When I see ads for computers, I see “MB” all the time. Sometimes it’s only 8MB and other times it’s something like 340MB. What is it?

“MB” stands for “megabyte,” a measure of digital information. Sometimes you might also see “KB” or just “K,” which stands for “kilobyte.” The amount of data a computer’s components can hold is measured in thousands or millions of units called bytes. Some of these components are the hard drive inside the case, the floppy diskettes you insert in the slots on the front, the RAM memory chips on the main circuit board, and the storage chips on the video circuit board.

So what is a byte? All computer information is in the form of eight digits. Each digit can be either zero or one -- for example, 10011001. These patterns of eight zeros and ones form a code which translates into the letters of the alphabet, numerals, punctuation marks, etc. Each individual “0” or “1” is called a bit. Each group of eight bits is called a byte. So each byte can be thought of as one character, like any letter or number. Now, what about the “K” and “MB”? The “K” stands for “kilo-”, the prefix for “thousand.” The “M” stands for “mega-”, the prefix for “million.” Put it all together and you get one kilobyte equals about a thousand bytes (actually 1024) and one megabyte equals about a million bytes.
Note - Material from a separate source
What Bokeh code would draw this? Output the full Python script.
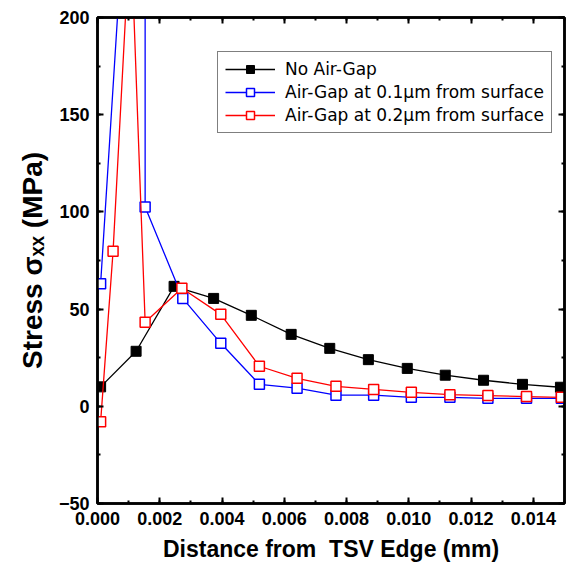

But how much is that in understandable terms? Well, it’s estimated that a double-spaced typewritten page contains about 2,000 individual characters (bytes), or 2K. That means a high density floppy disk with a capacity of 1.44MB (remember, that’s 1.44 megabytes or 1,440,000 bytes) can hold the equivalent of approximately 720 double-spaced typewritten pages (1,440,000 divided by 2,000).

So what does that mean to you? Well, the larger the hard drive in your computer, or the more megabytes of capacity it has, the more programs and data it can hold. Sizes today range from about 340MB to as much as 1,000MB or more, which is known as a gigabyte.

With regard to RAM capacity, the more megabytes of chip memory your computer has, the faster it can run your programs and the more programs it can run at the same time to improve productivity. Most new computers these days have 32MB or even 64MB of RAM. If yours doesn’t have at least 32MB, you should take your computer to your nearest computer store and get your RAM upgraded. You’ll be glad you did.

Finally, the video circuit board that runs your monitor determines how clear your screen is and how many colors it can produce. More chip storage capacity means higher resolution, a clearer picture, and more colors--thus, an 8MB video card is superior to a 4MB video card.